Freire’s life and work as an educator is optimistic in spite of poverty, imprisonment, and exile. He is a world leader in the struggle for the liberation of the poorest of the poor: the marginalized classes who constitute the “cultures of silence” in many lands. On a planet where more than half the people go hungry every day because nations are incapable of feeding all their citizens, where we cannot yet agree that every human being has a right to eat and to be housed, Paulo Freire toils to help men and women overcome their sense of powerlessness to act in their own behalf.

… He has said of his parents that it was they who taught him at an early age to prize dialogue and to respect the choices of others-key elements in his understanding of adult education. … he was reading the works of Marx and also Catholic intellectuals-Maritain, Bernanos, and Mounier-all of whom strongly influenced his educational philosophy.

…. His experiences during those years of public service brought him into direct contact with the urban poor.
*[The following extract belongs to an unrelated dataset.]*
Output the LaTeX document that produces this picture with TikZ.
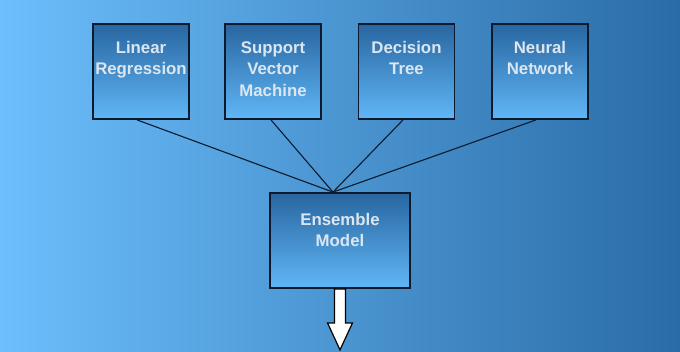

The educational and organizational assignments he undertook there led him to begin to formulate a means of communicating with the dispossessed that would later develop into his dialogical method for adult education. ….

The secret of this success is found in the resistance of Freire and his co-workers to merely teaching the instrumental and decontextualized skills of reading and writing, but rather by presenting participation in the political process through knowledge of reading and writing as a desirable and attainable goal for all Brazilians. Freire won the attention of the poor and awakened their hope that they could start to have a say in the day-to-day decisions that affected their lives in the Brazilian countryside. Peasant passivity and fatalism waned as literacy became attainable and valued. Freire’s methods were incontestably politicizing and, in the eyes of the Brazilian military and land-owners anxious to stave off land reform, outrageously radical. …

Racial unrest had, since 1965, flared into violence on the streets of American cities. Minority spokespersons and war protesters were publishing and teaching, and they influenced Freire profoundly. His reading of the American scene was an awakening to him because he found that repression and exclusion of the powerless from economic and political life was not limited to third world countries and cultures of dependence. He extended his definition of the third world from a geographical concern to a political concept, and the theme of violence became a greater preoccupation in his writings from that time on.

It is during this period that Freire wrote his more famous work, Pedagogy of the Oppressed. Education is to be the path to permanent liberation and admits of two stages. The first stage is that by which people become aware (conscientized) of their oppression and through praxis transform that state. The second stage builds upon the first and is a permanent process of liberating cultural action. …

He leaves behind a legacy of commitment, love, and hope for oppressed peoples throughout the world.